A lot of good things came out of that era. CMU's Andrew project effectively invented distributed file systems and the techniques that are nearly universal today for implementing them. MIT's Project Athena practically invented modern authentication in the form of Kerberos, which remains in use today. Distributed transactions, replication schemes, etc, etc, etc were all children of this era.

But, it all came to a crashing end in the early 1990s. The dream of "The Great Distributed Operating System In The Sky" was not, and is not, to be. The bottom line is this: We can't have a general purpose distributed shared memory, because the communication required to build one is too expensive. We'll take about it shortly, when we talk about "atomic commit protocols".

But, one way to think of it is this. At the most primitive level, we normally enforce mutual exlusion and other synchronization via shared memory. But, in distributed systems, we need synchronization to construct a consistent shared memory. Chicken or egg?

For a while we looked at "relaxing" the memory model to meet most needs in an efficient way -- but that didn't really work. So, by the early 1990s, this phase was over. Instead, the focus became "Middleware" -- using specific software layers to construct specific solutions to specific classes of problems, rather than trying to make one size fit all.

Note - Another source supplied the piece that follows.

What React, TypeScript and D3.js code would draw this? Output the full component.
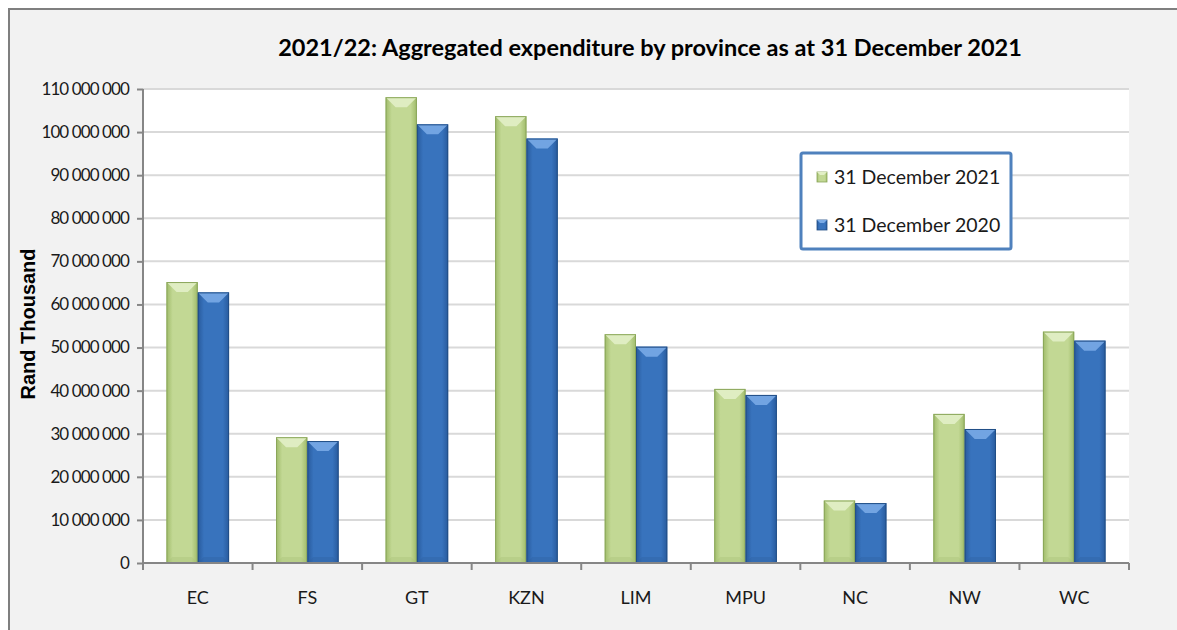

Distributed systems research died down for a while. Then it got red-hot with the "Dot Com Boom of the late 90s and early 2000s". As Internet-based commerce exploded, infrastructure needed to be distributed to scale up, ensure robustness -- and meet the needs of users distributed around the globe. Then, the dramatic growth and increasing value of data generated a focus on "Data Intensive Scalable Computing (DISC)", i.e. the scaling of the processing of data.

And, this growth continues to be fueled by ubiquitous computing in the form of mobile devices, "The Internet of Things", the back-end infrastructure needed to support this, energy-aware computing, and more. It is an exciting time to study distributed systems!